Question: How do the Evidence / Attestation Result / Relying Party roles from RFC 9334 map to EOV? Specifically: does RFC 9334's separation of Attester and Verifier hold when the same harness both generates and self-attests the receipt?

Proposed mapping: the raw action record is Evidence; the signed receipt is the Attestation Result; the auditor or downstream system is the Relying Party. This fits the passport model from RFC 9334 — but the model assumes Attester and Verifier are typically separate entities.

Also raised: whether EAT (RFC 9528) profiles apply to software agents vs hardware platforms, and whether CoRIM reference manifests could carry model_version and context_epoch for model-substitution detection.

COSE / JOSE — Encoding and signing

Question: Should EOV receipts use COSE_Sign1 or JWS compact serialization as the normative encoding? And what is the right integer label set for a registered COSE profile?

The benchmark run alongside this session answered the size question: COSE_Sign1 with integer-key CBOR labels is 48.8% smaller than JWS compact for a representative EOV receipt. The size gain requires a registered label set — without one, CBOR with string keys saves only 9.2%.

This creates a concrete dependency: EOV needs a COSE label registry entry before COSE can be the normative encoding. That is the kind of question COSE WG is equipped to answer.

SCITT — Supply Chain Integrity, Transparency and Trust

Question: Can EOV receipts be submitted to a SCITT transparency log? The receipt structure matches SCITT's claim model: a signed statement about a subject (the action), issued by an identified issuer (the agent harness), with independent verifiability.

SCITT (RFC 9591) provides the append-only log infrastructure. EOV provides the per-action claim format. The natural integration point is a harness that both signs the receipt and optionally submits it to a SCITT log for organizational auditing.
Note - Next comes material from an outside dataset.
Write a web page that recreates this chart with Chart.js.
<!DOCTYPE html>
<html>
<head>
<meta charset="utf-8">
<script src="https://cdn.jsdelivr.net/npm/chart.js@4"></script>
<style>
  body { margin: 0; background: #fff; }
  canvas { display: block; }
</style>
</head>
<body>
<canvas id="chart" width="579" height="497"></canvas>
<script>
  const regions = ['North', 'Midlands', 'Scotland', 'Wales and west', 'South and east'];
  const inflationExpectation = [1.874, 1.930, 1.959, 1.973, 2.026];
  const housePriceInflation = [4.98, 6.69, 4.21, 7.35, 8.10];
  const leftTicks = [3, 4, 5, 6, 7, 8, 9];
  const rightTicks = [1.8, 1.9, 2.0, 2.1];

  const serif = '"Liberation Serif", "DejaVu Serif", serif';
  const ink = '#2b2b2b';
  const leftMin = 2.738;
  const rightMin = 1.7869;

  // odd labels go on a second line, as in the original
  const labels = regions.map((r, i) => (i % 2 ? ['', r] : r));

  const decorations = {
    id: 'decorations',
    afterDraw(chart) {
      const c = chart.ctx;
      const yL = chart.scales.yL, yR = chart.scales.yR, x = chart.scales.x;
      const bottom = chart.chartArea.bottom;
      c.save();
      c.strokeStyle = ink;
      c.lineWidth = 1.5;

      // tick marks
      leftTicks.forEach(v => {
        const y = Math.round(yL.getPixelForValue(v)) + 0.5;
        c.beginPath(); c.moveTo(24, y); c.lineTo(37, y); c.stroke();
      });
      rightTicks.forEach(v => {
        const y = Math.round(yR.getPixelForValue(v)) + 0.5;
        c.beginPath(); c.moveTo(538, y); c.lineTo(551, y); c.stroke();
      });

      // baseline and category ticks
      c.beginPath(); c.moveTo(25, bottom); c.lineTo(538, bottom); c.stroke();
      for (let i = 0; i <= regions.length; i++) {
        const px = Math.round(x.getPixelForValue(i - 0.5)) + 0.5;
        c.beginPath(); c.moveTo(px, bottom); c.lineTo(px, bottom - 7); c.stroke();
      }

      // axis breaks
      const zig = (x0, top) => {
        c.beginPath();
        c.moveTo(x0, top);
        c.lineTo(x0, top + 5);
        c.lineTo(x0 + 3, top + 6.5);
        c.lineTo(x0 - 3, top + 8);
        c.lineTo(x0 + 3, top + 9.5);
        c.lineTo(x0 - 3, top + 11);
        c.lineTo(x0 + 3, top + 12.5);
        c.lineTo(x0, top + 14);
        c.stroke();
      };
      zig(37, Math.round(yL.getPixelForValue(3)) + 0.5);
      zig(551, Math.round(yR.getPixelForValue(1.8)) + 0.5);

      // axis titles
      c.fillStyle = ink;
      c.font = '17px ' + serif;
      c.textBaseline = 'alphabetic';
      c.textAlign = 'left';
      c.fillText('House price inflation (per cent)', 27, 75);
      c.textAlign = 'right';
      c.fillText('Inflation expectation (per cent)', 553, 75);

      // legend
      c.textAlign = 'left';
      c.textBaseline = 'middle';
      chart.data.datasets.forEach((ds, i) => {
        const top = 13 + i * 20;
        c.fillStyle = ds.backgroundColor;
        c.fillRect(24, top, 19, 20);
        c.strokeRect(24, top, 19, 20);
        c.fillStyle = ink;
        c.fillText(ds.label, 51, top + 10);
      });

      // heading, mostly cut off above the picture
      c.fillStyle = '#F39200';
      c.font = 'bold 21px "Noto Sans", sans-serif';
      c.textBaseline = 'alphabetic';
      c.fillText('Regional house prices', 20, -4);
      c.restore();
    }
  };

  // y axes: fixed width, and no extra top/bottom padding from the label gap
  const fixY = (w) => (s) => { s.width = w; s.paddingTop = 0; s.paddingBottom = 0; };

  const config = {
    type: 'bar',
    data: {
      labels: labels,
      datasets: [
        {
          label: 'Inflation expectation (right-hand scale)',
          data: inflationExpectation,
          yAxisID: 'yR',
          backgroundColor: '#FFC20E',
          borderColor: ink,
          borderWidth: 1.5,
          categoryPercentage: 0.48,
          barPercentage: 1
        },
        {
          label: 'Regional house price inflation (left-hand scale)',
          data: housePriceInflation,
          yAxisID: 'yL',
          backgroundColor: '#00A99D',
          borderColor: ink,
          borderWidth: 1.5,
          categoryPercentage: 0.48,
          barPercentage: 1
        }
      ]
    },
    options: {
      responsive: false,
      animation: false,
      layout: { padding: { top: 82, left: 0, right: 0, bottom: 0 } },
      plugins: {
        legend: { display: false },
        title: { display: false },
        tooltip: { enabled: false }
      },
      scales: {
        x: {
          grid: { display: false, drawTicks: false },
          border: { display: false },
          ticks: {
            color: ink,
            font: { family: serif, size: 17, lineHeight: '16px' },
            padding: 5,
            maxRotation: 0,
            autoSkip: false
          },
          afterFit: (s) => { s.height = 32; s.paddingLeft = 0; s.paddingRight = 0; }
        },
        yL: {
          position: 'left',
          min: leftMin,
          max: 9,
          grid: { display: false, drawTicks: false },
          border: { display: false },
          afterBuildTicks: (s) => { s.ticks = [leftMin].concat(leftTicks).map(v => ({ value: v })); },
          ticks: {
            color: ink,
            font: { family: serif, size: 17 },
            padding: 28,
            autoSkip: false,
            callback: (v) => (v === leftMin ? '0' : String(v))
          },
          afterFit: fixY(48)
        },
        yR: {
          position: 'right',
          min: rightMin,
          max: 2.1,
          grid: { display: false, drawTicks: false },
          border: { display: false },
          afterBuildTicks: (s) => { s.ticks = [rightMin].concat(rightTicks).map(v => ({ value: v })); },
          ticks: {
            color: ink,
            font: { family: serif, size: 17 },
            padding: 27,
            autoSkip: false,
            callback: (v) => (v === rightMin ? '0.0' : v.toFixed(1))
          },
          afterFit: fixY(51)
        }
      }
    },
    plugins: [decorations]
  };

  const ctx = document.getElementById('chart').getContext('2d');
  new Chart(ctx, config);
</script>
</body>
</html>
SPICE — Secure Patterns for Internet CrEdentials

Question: The EOV receipt references the agent's credential via credential_ref (a URI or hash pointing to the issuing authority's record). Does SPICE's selective disclosure / credential binding work apply here?

SPICE addresses credential presentation and privacy-preserving disclosure. For EOV, the question is whether the credential_ref field should be a bare URI, a hash commitment, or a selective-disclosure token that reveals only the necessary binding properties to an auditor.
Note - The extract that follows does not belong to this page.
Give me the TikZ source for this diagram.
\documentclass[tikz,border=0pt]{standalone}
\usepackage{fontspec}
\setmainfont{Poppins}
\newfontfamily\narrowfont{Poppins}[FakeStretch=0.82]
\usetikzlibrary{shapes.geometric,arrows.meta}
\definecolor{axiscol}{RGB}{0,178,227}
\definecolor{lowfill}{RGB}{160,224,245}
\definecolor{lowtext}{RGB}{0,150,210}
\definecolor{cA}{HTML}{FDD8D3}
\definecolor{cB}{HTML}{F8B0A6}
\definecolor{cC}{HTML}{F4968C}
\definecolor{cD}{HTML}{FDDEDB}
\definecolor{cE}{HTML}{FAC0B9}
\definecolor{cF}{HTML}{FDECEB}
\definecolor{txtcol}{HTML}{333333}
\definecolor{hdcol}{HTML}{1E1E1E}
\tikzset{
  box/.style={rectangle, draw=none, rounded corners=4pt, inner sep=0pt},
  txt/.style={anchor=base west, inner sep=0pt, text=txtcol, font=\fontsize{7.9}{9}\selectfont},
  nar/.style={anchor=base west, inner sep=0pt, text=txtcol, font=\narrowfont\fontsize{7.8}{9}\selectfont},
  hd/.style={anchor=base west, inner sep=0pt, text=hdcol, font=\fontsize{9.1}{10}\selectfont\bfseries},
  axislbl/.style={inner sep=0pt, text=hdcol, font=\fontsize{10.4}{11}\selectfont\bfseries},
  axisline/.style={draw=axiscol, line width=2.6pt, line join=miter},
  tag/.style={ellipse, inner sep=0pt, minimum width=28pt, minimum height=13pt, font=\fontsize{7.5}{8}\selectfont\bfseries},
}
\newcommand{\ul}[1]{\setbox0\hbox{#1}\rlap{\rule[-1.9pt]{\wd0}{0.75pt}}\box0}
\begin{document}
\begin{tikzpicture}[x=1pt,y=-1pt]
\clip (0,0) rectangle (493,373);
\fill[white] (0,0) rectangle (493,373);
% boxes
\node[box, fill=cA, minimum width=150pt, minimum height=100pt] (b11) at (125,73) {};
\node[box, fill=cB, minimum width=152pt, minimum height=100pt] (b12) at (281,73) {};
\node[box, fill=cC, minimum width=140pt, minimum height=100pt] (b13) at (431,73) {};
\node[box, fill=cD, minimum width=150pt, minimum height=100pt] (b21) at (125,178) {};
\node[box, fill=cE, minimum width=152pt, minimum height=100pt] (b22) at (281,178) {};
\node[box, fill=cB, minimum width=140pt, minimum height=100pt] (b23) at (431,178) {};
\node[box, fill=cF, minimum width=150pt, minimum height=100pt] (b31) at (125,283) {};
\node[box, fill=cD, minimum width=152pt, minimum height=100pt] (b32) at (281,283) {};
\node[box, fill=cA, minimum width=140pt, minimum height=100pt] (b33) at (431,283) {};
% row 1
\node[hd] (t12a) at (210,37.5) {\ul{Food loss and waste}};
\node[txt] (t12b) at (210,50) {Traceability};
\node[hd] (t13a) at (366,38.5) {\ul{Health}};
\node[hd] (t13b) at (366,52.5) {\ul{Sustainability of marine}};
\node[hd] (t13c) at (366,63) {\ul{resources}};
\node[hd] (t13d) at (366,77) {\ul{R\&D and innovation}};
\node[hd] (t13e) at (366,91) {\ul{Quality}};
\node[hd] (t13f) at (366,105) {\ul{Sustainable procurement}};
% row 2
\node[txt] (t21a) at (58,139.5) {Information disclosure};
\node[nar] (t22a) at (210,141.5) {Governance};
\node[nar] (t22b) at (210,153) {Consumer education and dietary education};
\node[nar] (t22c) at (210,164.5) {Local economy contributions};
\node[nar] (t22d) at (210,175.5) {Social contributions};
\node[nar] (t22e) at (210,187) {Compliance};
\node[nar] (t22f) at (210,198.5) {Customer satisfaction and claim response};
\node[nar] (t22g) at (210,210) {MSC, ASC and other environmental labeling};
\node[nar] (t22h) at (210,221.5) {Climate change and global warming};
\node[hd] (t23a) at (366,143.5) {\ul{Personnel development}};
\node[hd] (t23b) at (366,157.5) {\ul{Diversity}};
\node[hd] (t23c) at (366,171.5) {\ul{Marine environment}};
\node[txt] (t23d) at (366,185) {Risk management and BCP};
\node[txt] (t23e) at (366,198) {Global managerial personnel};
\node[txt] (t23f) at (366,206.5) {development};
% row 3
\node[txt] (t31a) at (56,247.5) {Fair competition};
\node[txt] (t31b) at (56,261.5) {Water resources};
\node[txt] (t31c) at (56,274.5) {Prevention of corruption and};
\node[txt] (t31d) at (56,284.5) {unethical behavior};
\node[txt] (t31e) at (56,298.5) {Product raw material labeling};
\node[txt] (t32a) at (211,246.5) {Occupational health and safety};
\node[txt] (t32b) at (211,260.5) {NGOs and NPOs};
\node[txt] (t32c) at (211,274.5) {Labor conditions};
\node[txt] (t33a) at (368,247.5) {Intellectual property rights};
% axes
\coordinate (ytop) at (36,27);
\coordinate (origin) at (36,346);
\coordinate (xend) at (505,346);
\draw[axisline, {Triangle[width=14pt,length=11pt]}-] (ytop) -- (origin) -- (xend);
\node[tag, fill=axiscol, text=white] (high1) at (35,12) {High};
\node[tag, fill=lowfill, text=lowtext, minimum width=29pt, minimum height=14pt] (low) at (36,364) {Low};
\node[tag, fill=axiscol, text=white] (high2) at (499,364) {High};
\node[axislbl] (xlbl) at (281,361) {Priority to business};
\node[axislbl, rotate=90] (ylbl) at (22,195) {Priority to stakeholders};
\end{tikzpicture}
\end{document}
secdispatch — Where does this belong?

The secdispatch post is the routing question: which working group should own AI agent execution receipt standardization? The candidate homes are RATS (attestation framework), SCITT (transparency log infrastructure), a new WG, or an individual submission track.

secdispatch is the right place to resolve this before the I-D spends more time in an ambiguous home. A routing decision from the list would clarify whether to target RATS adoption, SCITT integration, or a new chartered effort.

What the responses reveal

Early signals: RATS and SCITT are the most natural homes. The COSE label registry dependency is concrete and tractable. The secdispatch routing is the gating question — without a WG home, the I-D can advance as an individual submission but cannot move to standards track.

The most important open design question that the WG dialogue surfaced: the self-attestation problem. RFC 9334 assumes Attester and Verifier are different parties. In most agentic deployments, the same harness generates and signs the receipt. Whether this is an accepted variant or a model violation is unresolved and worth a direct RATS list question.